JK Jadi Saksi Kasus LNG: Kebijakan Kami Hanya Atur!

by -119 Views

Jakarta, CNBC Indonesia – Wakil Presiden (Wapres) RI ke 10 dan ke 12 Jusuf Kalla (JK) angkat bicara dalam persidangan kasus korupsi pengadaan Liquefied Natural Gas (LNG) yang melibatkan mantan Direktur Utama PT Pertamina (Persero) Galaila Karen Agustiawan.

JK menegaskan bahwa sebagai pemerintah pada saat itu, pihaknya hanya memperhatikan sebuah kebijakan, tidak memperhatikan hal-hal yang bersifat teknis seperti pengadaan atau pembelian gas.

Hal tersebut dikemukakan JK setelah ia ditanya tentang Perpres No.5 Tahun 2006 tentang Kebijakan Energi Nasional. “Sekali lagi, pemerintah, Presiden hanya mengatur kebijakan,” kata JK, yang hadir sebagai saksi meringankan untuk Karen di Pengadilan Negeri Jakarta Pusat, seperti dilansir CNNIndonesia, Kamis (16/5/2024).

JK menjelaskan bahwa urusan teknis pembelian LNG dan komoditas energi sepenuhnya diatur oleh PT Pertamina, perusahaan pelat merah yang bergerak di sektor energi. “Teknisnya oleh Pertamina, jadi, presiden tidak sampai pada urusan seperti ini, membeli di sini, tidak,” ujar JK.

“Ibu ini mengambil keputusan bersama tentang teknisnya, apakah membeli di mana itu tidak diatur oleh instansi lain. Hanya oleh Pertamina sebagai lembaga atau perusahaan bisnis yang memiliki kewenangan,” tambahnya.

Karen Agustiawan, yang menjabat sebagai Direktur Utama PT Pertamina periode 2009-2014, didakwa merugikan keuangan negara sebesar US$113 juta dalam kasus dugaan korupsi terkait pengadaan LNG tahun 2011-2021.
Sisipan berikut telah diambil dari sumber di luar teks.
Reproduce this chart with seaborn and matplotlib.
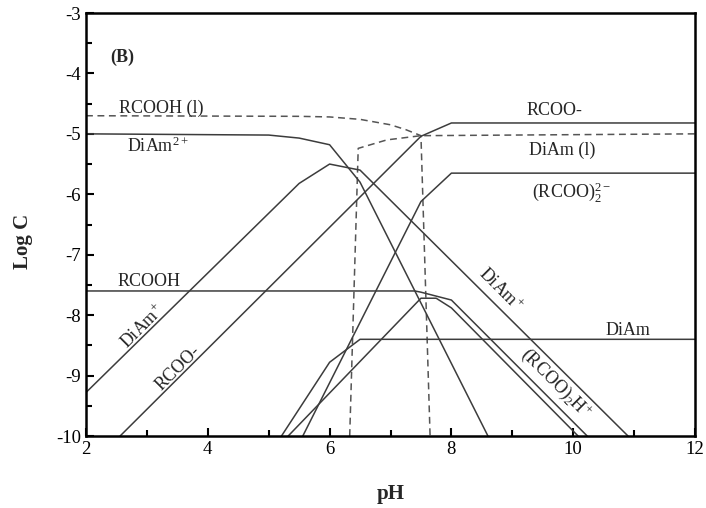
import matplotlib
matplotlib.use("Agg")
import matplotlib.pyplot as plt
import seaborn as sns
import pandas as pd
from matplotlib.ticker import MultipleLocator

sns.set_theme(style="ticks")
plt.rcParams['font.family'] = ['Liberation Serif', 'DejaVu Serif']
plt.rcParams['mathtext.fontset'] = 'custom'
plt.rcParams['mathtext.rm'] = 'Liberation Serif'
plt.rcParams['mathtext.it'] = 'Liberation Serif:italic'
plt.rcParams['mathtext.bf'] = 'Liberation Serif:bold'
plt.rcParams['axes.unicode_minus'] = False

# ---- data (pH, log C) ----
rcooh_l_ph = [2, 5.5, 6, 6.5, 7, 7.25, 7.5, 7.65]
rcooh_l_c = [-4.7, -4.71, -4.72, -4.76, -4.85, -4.93, -5.03, -10]

diam_l_ph = [6.33, 6.47, 6.94, 7.5, 12]
diam_l_c = [-10, -5.24, -5.1, -5.03, -5.0]

diam2_ph = [2, 5, 5.5, 6, 6.5, 7, 7.5, 8, 8.6]
diam2_c = [-5.0, -5.02, -5.07, -5.18, -5.8, -6.8, -7.8, -8.8, -10]

diamp_ph = [2, 5.5, 6, 6.5, 10.9]
diamp_c = [-9.28, -5.82, -5.5, -5.6, -10]

rcoo_ph = [2.56, 7.5, 8, 12]
rcoo_c = [-10, -5.04, -4.82, -4.82]

rcoo2_ph = [5.56, 7.5, 8, 12]
rcoo2_c = [-10, -6.12, -5.65, -5.65]

rcooh_ph = [2, 7.4, 7.5, 8, 10.23]
rcooh_c = [-7.6, -7.6, -7.62, -7.75, -10]

rcoo2h_ph = [5.32, 7.5, 7.75, 8, 10.08]
rcoo2h_c = [-10, -7.72, -7.72, -7.88, -10]

diam_ph = [5.21, 6, 6.5, 12]
diam_c = [-10, -8.78, -8.4, -8.4]

series = [
    (rcooh_l_ph, rcooh_l_c, "--"),
    (diam_l_ph, diam_l_c, "--"),
    (diam2_ph, diam2_c, "-"),
    (diamp_ph, diamp_c, "-"),
    (rcoo_ph, rcoo_c, "-"),
    (rcoo2_ph, rcoo2_c, "-"),
    (rcooh_ph, rcooh_c, "-"),
    (rcoo2h_ph, rcoo2h_c, "-"),
    (diam_ph, diam_c, "-"),
]

fig = plt.figure(figsize=(7.06, 5.08), dpi=100)
ax = fig.add_axes([86/706, 1-436/508, (695-86)/706, (436-13)/508])

for xs, ys, ls in series:
    df = pd.DataFrame({"pH": xs, "logC": ys})
    sns.lineplot(data=df, x="pH", y="logC", sort=False, estimator=None, ax=ax,
                 color="#555555" if ls == "--" else "#3c3c3c",
                 linestyle=ls, linewidth=1.1,
                 dashes=False)
for l in ax.get_lines():
    if l.get_linestyle() == "--":
        l.set_dashes([4.5, 3])

ax.set_xlim(2, 12)
ax.set_ylim(-10, -3)
ax.xaxis.set_major_locator(MultipleLocator(2))
ax.xaxis.set_minor_locator(MultipleLocator(1))
ax.yaxis.set_major_locator(MultipleLocator(1))
ax.yaxis.set_minor_locator(MultipleLocator(0.5))
ax.tick_params(which="both", direction="in", top=False, right=False,
               labelsize=13.5, width=1.5, colors="black")
ax.tick_params(which="major", length=6)
ax.tick_params(which="minor", length=4)
for s in ax.spines.values():
    s.set_linewidth(1.8)
    s.set_color("black")

ax.set_xlabel("pH", fontsize=15, fontweight="bold")
ax.set_ylabel("Log C", fontsize=15, fontweight="bold")
ax.xaxis.set_label_coords(0.5, -0.113)
ax.yaxis.set_label_coords(-0.087, 0.46)

fs = 13
ax.text(2.39, -3.73, "(B)", fontsize=13, fontweight="bold", va="center")
ax.text(2.55, -4.57, "RCOOH (l)", fontsize=fs, va="center")
ax.text(2.67, -5.2, "DiAm$^{\\mathrm{2+}}$", fontsize=fs, va="center")
ax.text(9.7, -4.62, "RCOO-", fontsize=fs, va="center", ha="center")
ax.text(9.82, -5.27, "DiAm (l)", fontsize=fs, va="center", ha="center")
ax.text(9.33, -5.96, "(RCOO)$_{\\mathrm{2}}^{\\mathrm{2-}}$", fontsize=fs, va="center")
ax.text(2.51, -7.45, "RCOOH", fontsize=fs, va="center")
ax.text(2.94, -8.2, "DiAm$^{\\mathrm{+}}$", fontsize=fs, va="center", ha="center", rotation=45)
ax.text(3.51, -8.87, "RCOO-", fontsize=fs, va="center", ha="center", rotation=45)
ax.text(8.8, -7.58, "DiAm$^{\\mathrm{+}}$", fontsize=fs, va="center", ha="center", rotation=-45)
ax.text(10.9, -8.25, "DiAm", fontsize=fs, va="center", ha="center")
ax.text(9.72, -9.12, "(RCOO)$_{\\mathrm{2}}$H$^{\\mathrm{+}}$", fontsize=fs, va="center", ha="center", rotation=-45)

fig.savefig("out.png", dpi=100)
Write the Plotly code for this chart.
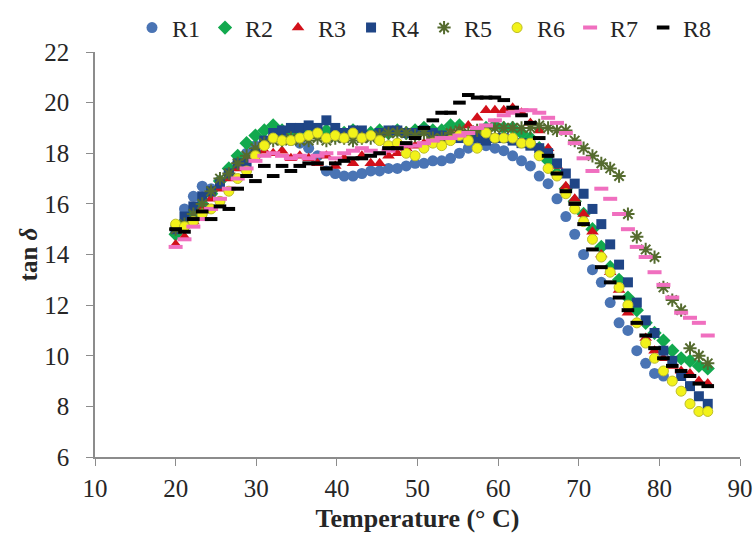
import plotly.graph_objects as go

temperature = [20.0, 21.1, 22.2, 23.3, 24.4, 25.5, 26.6, 27.7, 28.8, 29.9,
               31.0, 32.1, 33.2, 34.3, 35.4, 36.5, 37.6, 38.7, 39.8, 40.9,
               42.0, 43.1, 44.2, 45.3, 46.4, 47.5, 48.6, 49.7, 50.8, 51.9,
               53.0, 54.1, 55.2, 56.3, 57.4, 58.5, 59.6, 60.7, 61.8, 62.9,
               64.0, 65.1, 66.2, 67.3, 68.4, 69.5, 70.6, 71.7, 72.8, 73.9,
               75.0, 76.1, 77.2, 78.3, 79.4, 80.5, 81.6, 82.7, 83.8, 84.9, 86.0]

R1 = [15.0, 15.8, 16.3, 16.7, 16.6, 16.9, 17.2, 17.6, 18.0, 18.3,
      18.5, 18.6, 18.6, 18.5, 18.4, 18.2, 17.9, 17.3, 17.2, 17.1,
      17.1, 17.2, 17.3, 17.3, 17.4, 17.4, 17.5, 17.6, 17.6, 17.7,
      17.7, 17.8, 18.0, 18.2, 18.3, 18.3, 18.2, 18.1, 17.9, 17.7,
      17.5, 17.1, 16.8, 16.2, 15.5, 14.8, 14.0, 13.4, 12.9, 12.1,
      11.3, 11.0, 10.2, 9.7, 9.3, 9.2, None, None, None, None, None]
R2 = [14.8, 15.3, 15.6, 16.0, 16.4, 16.9, 17.4, 17.9, 18.4, 18.7,
      18.9, 19.1, 18.9, 18.8, 18.9, 18.9, 18.8, 18.9, 18.7, 18.8,
      18.9, 18.7, 18.8, 18.9, 18.8, 18.9, 18.8, 18.9, 19.0, 18.9,
      18.9, 19.1, 19.1, 18.6, 18.8, 19.0, 19.1, 19.0, 19.0, 18.8,
      18.6, 18.2, 17.7, 17.2, 16.6, 16.1, 15.6, 15.0, 14.3, 13.5,
      13.0, 12.3, 11.8, 11.3, 10.9, 10.6, 10.2, 9.9, 9.8, 9.6, 9.5]
R3 = [14.4, 14.7, 15.3, 15.8, 16.2, 16.6, 17.0, 17.4, 17.8, 18.1,
      18.1, 18.0, 18.1, 17.8, 17.9, 17.8, 17.6, 17.9, 17.5, 17.8,
      17.6, 17.9, 17.6, 17.6, 17.9, 18.0, 18.2, 18.3, 18.4, 18.6,
      18.7, 18.8, 18.9, 19.1, 19.4, 19.7, 19.7, 19.7, 19.8, 19.6,
      19.2, 18.9, 18.2, 17.5, 16.7, 16.2, 15.6, 14.9, 14.0, 13.3,
      12.6, 11.7, 11.3, 10.7, 10.2, 9.9, 9.6, 9.4, 9.3, 9.0, 8.9]
R4 = [15.0, 15.5, 15.9, 16.3, 16.5, 16.8, 17.2, 17.6, 17.6, 18.0,
      18.5, 18.8, 18.9, 19.0, 19.0, 19.1, 19.0, 19.3, 19.0, 18.8,
      18.9, 18.9, 18.7, 18.8, 18.9, 18.9, 18.8, 18.8, 18.9, 18.8,
      18.7, 18.6, 18.6, 18.7, 18.6, 18.5, 18.6, 18.6, 18.5, 18.4,
      18.3, 18.2, 18.0, 17.6, 17.2, 16.8, 16.4, 15.8, 15.2, 14.4,
      13.6, 12.9, 12.1, 11.4, 10.9, 10.2, 9.8, 9.2, 8.8, 8.4, 8.1]
R5 = [15.0, 15.2, 15.6, 16.0, 16.5, 17.0, 17.2, 17.6, 17.9, 18.2,
      18.4, 18.5, 18.5, 18.6, 18.5, 18.5, 18.6, 18.5, 18.6, 18.6,
      18.5, 18.6, 18.6, 18.7, 18.8, 18.8, 18.8, 18.7, 18.8, 18.6,
      18.6, 18.8, 18.9, 18.8, 18.9, 18.9, 19.0, 19.0, 19.0, 19.0,
      19.0, 19.1, 19.0, 18.9, 18.9, 18.5, 18.2, 17.9, 17.6, 17.4,
      17.1, 15.6, 14.7, 14.2, 13.9, 12.7, 12.2, 11.8, 10.3, 10.0, 9.7]
R6 = [15.2, 15.1, 15.3, 15.6, 15.8, 16.1, 16.5, 17.0, 17.3, 17.9,
      18.3, 18.6, 18.5, 18.5, 18.6, 18.7, 18.8, 18.6, 18.7, 18.6,
      18.8, 18.6, 18.7, 18.5, 18.3, 18.4, 18.0, 17.9, 18.2, 18.4,
      18.3, 18.5, 18.7, 18.5, 18.2, 18.8, 18.6, 18.6, 18.6, 18.4,
      18.4, 17.9, 17.4, 17.1, 16.4, 15.8, 15.3, 14.6, 13.9, 13.3,
      12.7, 12.0, 11.3, 10.5, 9.9, 9.4, 9.0, 8.6, 8.1, 7.8, 7.8]
R7 = [14.3, 14.6, 15.1, 15.4, 15.8, 16.2, 16.6, 17.0, 17.4, 17.7,
      17.9, 18.0, 17.9, 17.8, 17.9, 17.8, 17.9, 18.0, 17.8, 18.0,
      18.1, 18.2, 18.1, 18.0, 18.1, 18.2, 18.3, 18.3, 18.4, 18.5,
      18.6, 18.6, 18.7, 18.8, 19.0, 19.1, 19.3, 19.5, 19.6, 19.7,
      19.7, 19.6, 19.4, 19.2, 18.8, 18.4, 17.8, 17.3, 16.6, 16.2,
      15.6, 15.0, 14.3, 13.9, 13.3, 12.8, 12.3, 11.7, 11.5, 11.3, 10.8]
R8 = [15.0, 14.9, 15.4, 15.7, 15.4, 15.9, 15.8, 16.6, 17.1, 16.9,
      17.5, 17.1, 17.5, 17.3, 17.5, 17.6, 17.6, 17.4, 17.6, 17.7,
      17.8, 17.8, 17.9, 18.0, 18.2, 18.2, 18.4, 18.6, 19.0, 19.3,
      19.6, 19.6, 20.0, 20.3, 20.2, 20.2, 20.2, 20.1, 19.8, 19.5,
      19.2, 18.6, 17.9, 17.2, 16.5, 16.0, 15.2, 14.2, 13.5, 12.9,
      12.3, 11.8, 11.3, 10.8, 10.3, 9.9, 9.6, 9.4, 9.2, 8.9, 8.8]

series_names = ["R1", "R2", "R3", "R4", "R5", "R6", "R7", "R8"]
series_values = [R1, R2, R3, R4, R5, R6, R7, R8]

x_ticks = [10, 20, 30, 40, 50, 60, 70, 80, 90]
y_ticks = [6, 8, 10, 12, 14, 16, 18, 20, 22]

styles = {
    "R1": dict(symbol="circle", size=11, color="#4A74B4", line=dict(width=0)),
    "R2": dict(symbol="diamond", size=11, color="#12A94E", line=dict(width=0)),
    "R3": dict(symbol="triangle-up", size=11, color="#D2101A", line=dict(width=0)),
    "R4": dict(symbol="square", size=10, color="#1F4586", line=dict(width=0)),
    "R5": dict(symbol="asterisk", size=11, color="#556B2F", line=dict(width=2, color="#556B2F")),
    "R6": dict(symbol="circle", size=10, color="#F2F21A", line=dict(width=1, color="#BDBD2A")),
    "R7": dict(symbol="line-ew", size=10, color="#F06FBF", line=dict(width=4, color="#F06FBF")),
    "R8": dict(symbol="line-ew", size=9, color="#000000", line=dict(width=4, color="#000000")),
}

fig = go.Figure()
for name, vals in zip(series_names, series_values):
    fig.add_trace(go.Scatter(
        x=temperature, y=vals, mode="markers", name=name,
        marker=styles[name],
    ))

serif = "Liberation Serif"
text_color = "#262626"
fig.update_layout(
    width=756, height=539,
    margin=dict(l=95, r=16, t=52, b=82, autoexpand=False),
    paper_bgcolor="white", plot_bgcolor="white",
    font=dict(family=serif, size=25, color=text_color),
    legend=dict(orientation="h", x=132 / 756, xref="container", xanchor="left",
                y=1 - 28 / 539, yref="container", yanchor="middle",
                font=dict(family=serif, size=24, color=text_color), itemwidth=30,
                tracegroupgap=0, bgcolor="rgba(0,0,0,0)"),
    showlegend=True,
)
fig.update_xaxes(
    range=[10, 90], tickvals=x_ticks, ticktext=[str(v) for v in x_ticks],
    tickfont=dict(family=serif, size=25, color=text_color), automargin=False,
    showgrid=False, zeroline=False, showline=True, linecolor="#8C8C8C", linewidth=1.5,
    ticks="outside", ticklen=7, tickcolor="#8C8C8C", ticklabelstandoff=1,
    title=dict(text="<b>Temperature (° C)</b>", font=dict(size=26, family=serif, color=text_color), standoff=8),
)
fig.update_yaxes(
    range=[6, 22], tickvals=y_ticks, ticktext=[str(v) for v in y_ticks],
    tickfont=dict(family=serif, size=25, color=text_color), automargin=False,
    showgrid=False, zeroline=False, showline=True, linecolor="#8C8C8C", linewidth=1.5,
    ticks="outside", ticklen=7, tickcolor="#8C8C8C", ticklabelstandoff=12,
    title=dict(text="<b>tan <i>δ</i></b>", font=dict(size=25, family=serif, color=text_color), standoff=0),
)

fig.write_html(
    "out.html",
    config={"displayModeBar": False},
    post_script="document.body.style.margin='0';document.body.style.overflow='hidden';"
                "document.documentElement.style.overflow='hidden';",
)
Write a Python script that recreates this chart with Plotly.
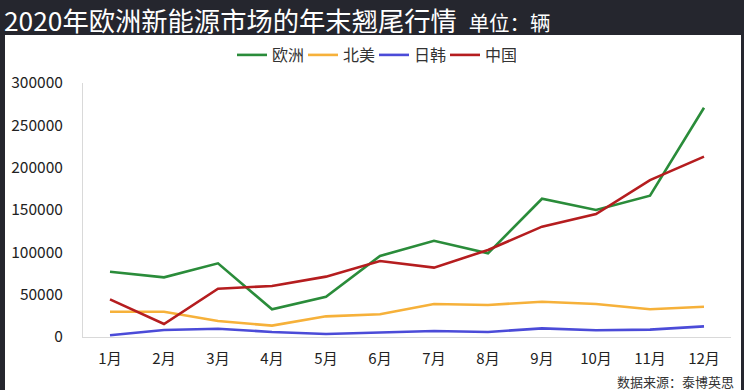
import plotly.graph_objects as go

months = ["1月", "2月", "3月", "4月", "5月", "6月", "7月", "8月", "9月", "10月", "11月", "12月"]
europe = [77000, 70500, 87000, 32700, 47600, 95700, 113700, 98800, 163300, 150000, 166900, 270800]
north_america = [29900, 29900, 18900, 13400, 24400, 26800, 39000, 37800, 41700, 39000, 32700, 35800]
japan_korea = [2000, 8300, 9800, 5900, 3500, 5500, 7100, 5900, 10200, 7900, 8700, 12600]
china = [44500, 15300, 57100, 60200, 71300, 89800, 81900, 102800, 130300, 145300, 185400, 213000]
y_ticks = [0, 50000, 100000, 150000, 200000, 250000, 300000]

series = [
    ("欧洲", europe, "#2a8c3a"),
    ("北美", north_america, "#f6b13a"),
    ("日韩", japan_korea, "#4b4bd8"),
    ("中国", china, "#b51d1f"),
]

W, H = 744, 390
L, R, T, B = 83, 13, 83, 53
PW, PH = W - L - R, H - T - B

def px(x):
    return (x - L) / PW

def py(y):
    return (H - B - y) / PH

font = "Noto Sans CJK SC, Microsoft YaHei, sans-serif"

fig = go.Figure()
for name, vals, color in series:
    fig.add_trace(go.Scatter(x=months, y=vals, name=name, mode="lines",
                             line=dict(color=color, width=2.6)))

fig.update_layout(
    width=W, height=H,
    margin=dict(l=L, r=R, t=T, b=B, autoexpand=False),
    paper_bgcolor="#25262e",
    plot_bgcolor="white",
    font=dict(family=font, size=15, color="#222"),
    showlegend=True,
    legend=dict(orientation="h", x=px(374), xanchor="center", y=py(55), yanchor="middle",
                font=dict(size=16, color="#333"), bgcolor="rgba(0,0,0,0)",
                itemwidth=30, entrywidth=26, entrywidthmode="pixels", traceorder="normal"),
    xaxis=dict(range=[-0.5, 11.5], showgrid=False, showline=True, linecolor="#d9d9d9",
               linewidth=1, ticks="", tickfont=dict(size=15, color="#222"),
               ticklabelstandoff=8, zeroline=False, fixedrange=True),
    yaxis=dict(range=[0, 300000], tickvals=y_ticks, ticktext=[str(v) for v in y_ticks],
               showgrid=False, showline=True, linecolor="#d9d9d9", linewidth=1,
               ticks="", tickfont=dict(size=15.5, color="#222"),
               ticklabelstandoff=16, zeroline=False, fixedrange=True),
    shapes=[
        dict(type="rect", xref="paper", yref="paper", x0=px(5), x1=px(741), y0=py(390), y1=py(35),
             fillcolor="white", line=dict(width=0), layer="below"),
    ],
    annotations=[
        dict(xref="paper", yref="paper", x=px(2), y=py(19), xanchor="left", yanchor="middle",
             showarrow=False,
             text="2020年欧洲新能源市场的年末翘尾行情  <span style='font-size:20.5px'>单位：辆</span>",
             font=dict(size=26.3, color="white", family=font)),
        dict(xref="paper", yref="paper", x=px(736), y=py(381), xanchor="right", yanchor="middle",
             showarrow=False, text="数据来源：泰博英思",
             font=dict(size=13, color="#333", family=font)),
    ],
)

fig.write_html(
    "out.html",
    config={"displayModeBar": False},
    post_script="document.body.style.margin='0';document.body.style.padding='0';document.body.style.overflow='hidden';",
)
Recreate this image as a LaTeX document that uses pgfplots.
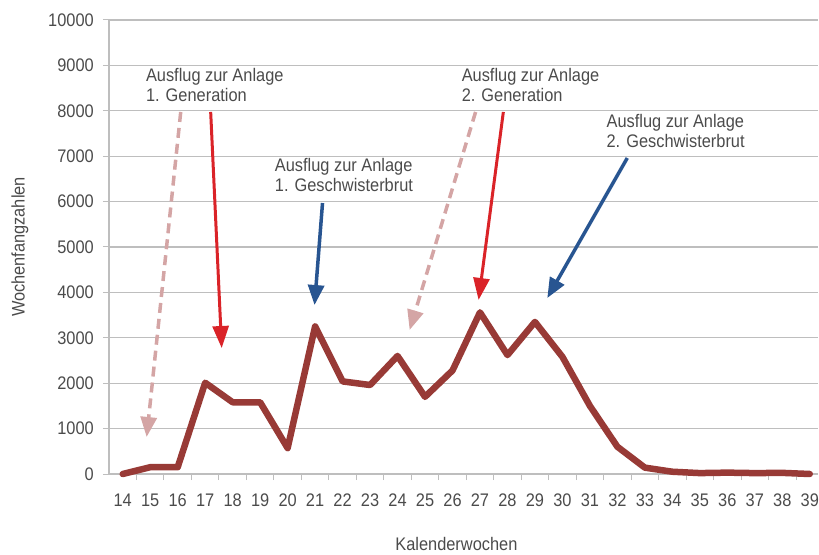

Dalam surat dakwaan jaksa KPK, Karen disebut telah memperkaya diri sebesar Rp1.091.280.281 dan US$104.016. Karen juga disebut telah memperkaya korporasi Corpus Christi Liquefaction LLC sebesar US$113.839.186.

Berdasarkan hasil investigasi Badan Pemeriksa Keuangan (BPK) RI pada 29 Desember 2023, Karen memberikan persetujuan pengembangan LNG di Amerika Serikat tanpa panduan yang jelas.

Karen hanya memberikan izin prinsip tanpa didukung oleh dasar justifikasi analisis ekonomis dan analisis risiko. Karen didakwa melanggar Pasal 2 ayat 1 atau Pasal 3 Jo Pasal 18 Undang-Undang Pemberantasan Tindak Pidana Korupsi (UU Tipikor) Jo Pasal 55 ayat 1 ke-1 KUHP Jo Pasal 64 ayat 1 KUHP.